3. David Chadd. Chadd, like Dombrowski, was highly regarded by John Henry, who saw Chadd draft such stars as Josh Beckett and Adrian Gonzalez in Florida and prioritized his hiring in Boston after buying the team in 2002. Chadd was not, however, a favorite of Theo Epstein, even though he drafted Jon Lester and Jonathan Papelbon before yielding his position to Jason McLeod.
Chadd recently was promoted to Detroit’s assistant GM by Avila, with whom he is very close, so it would seem unlikely he would leave.
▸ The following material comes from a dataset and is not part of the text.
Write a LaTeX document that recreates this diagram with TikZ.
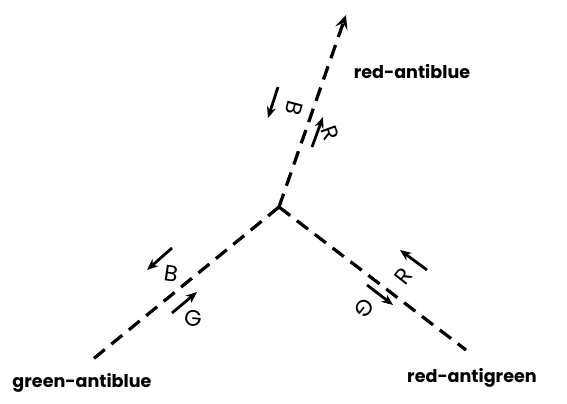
\documentclass[tikz,border=0pt]{standalone}
\usepackage{fontspec}
\setmainfont{Poppins}
\usetikzlibrary{arrows.meta}

\begin{document}
\begin{tikzpicture}[x=0.025cm, y=-0.025cm,
    gluon/.style={line width=2.3pt, dash pattern=on 10pt off 6pt},
    flow/.style={line width=2pt, -{Stealth[length=8pt,width=6.5pt]}},
    colour/.style={font=\fontsize{16}{16}\selectfont},
    legname/.style={font=\fontsize{12.5}{12.5}\selectfont\bfseries}]
    \useasboundingbox (0,0) rectangle (567,403);

    % the three legs
    \coordinate (v) at (279,207);
    \coordinate (top) at (346,15);
    \coordinate (left) at (92,360);
    \coordinate (right) at (466,350);
    \draw[gluon, -{Stealth[length=10pt,width=9pt,inset=4pt]}] (v) -- (top);
    \draw[gluon] (v) -- (left);
    \draw[gluon] (v) -- (right);

    \node[legname] (rab) at (412,72) {red-antiblue};
    \node[legname] (gab) at (82,383) {green-antiblue};
    \node[legname] (rag) at (472,378) {red-antigreen};

    % colour flow, top leg
    \coordinate (tb1) at (278,87);  \coordinate (tb2) at (268,118);
    \coordinate (tr1) at (312,147); \coordinate (tr2) at (323,117);
    \draw[flow] (tb1) -- (tb2);
    \draw[flow] (tr1) -- (tr2);
    \node[colour, rotate=-105] (tB) at (294,108) {B};
    \node[colour, rotate=-70] (tR) at (330,133) {R};

    % colour flow, left leg
    \coordinate (lb1) at (172,248); \coordinate (lb2) at (147,270);
    \coordinate (lg1) at (172,313); \coordinate (lg2) at (197,292);
    \draw[flow] (lb1) -- (lb2);
    \draw[flow] (lg1) -- (lg2);
    \node[colour, rotate=-8] (lB) at (171,274) {B};
    \node[colour, rotate=-5] (lG) at (193,318) {G};

    % colour flow, right leg
    \coordinate (rr1) at (427,270); \coordinate (rr2) at (400,250);
    \coordinate (rg1) at (367,285); \coordinate (rg2) at (393,305);
    \draw[flow] (rr1) -- (rr2);
    \draw[flow] (rg1) -- (rg2);
    \node[colour, rotate=52] (rR) at (404,276) {R};
    \node[colour, rotate=-128] (rG) at (364,308) {G};
\end{tikzpicture}
\end{document}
4. Mike Hazen. One of Ben Cherington’s top aides with the Red Sox, Hazen is the in-house candidate most deserving of consideration by Dombrowski, especially if he decides that having someone on board who knows the organization extensively is a real asset. If Dombrowski was sincere about wanting to keep Ben Cherington, it would figure that he’d give Hazen, a finalist for the Padres' job, a look.
5. Ned Colletti. Like Hazen, Colletti has no previous experience working with Dombrowski, although both have Chicago roots and are well known to each other, Colletti having spent the previous nine years as Dodgers GM and before that was one of Brian Sabean’s most trusted assistants in San Francisco. The Dodgers went to the postseason five times under Colletti, three times to the NLCS, and he was on the other end of two of the most notable trades in recent Sox annals: the three-way deal in which Manny Ramirez went to the Dodgers and briefly turned Dodger Stadium into Mannywood, and the megadeal in which the Sox shed the contracts of Beckett, Carl Crawford and Gonzalez for Dodger minor leaguers no longer with the Sox. Gonzalez is a star for the Dodgers, Crawford a part-time player and Beckett is retired.
Colletti took his share of hits in L.A., but like Hendry, he also worked under some trying circumstances with owner Frank McCourt. Colletti would bring a street edge to Dombrowski’s boardroom polish, and despite serving as pin cushion for the analytics crowd that had a field day with some of his moves, his bottom line holds up extremely well. Perhaps a long shot here, but worth keeping an eye on.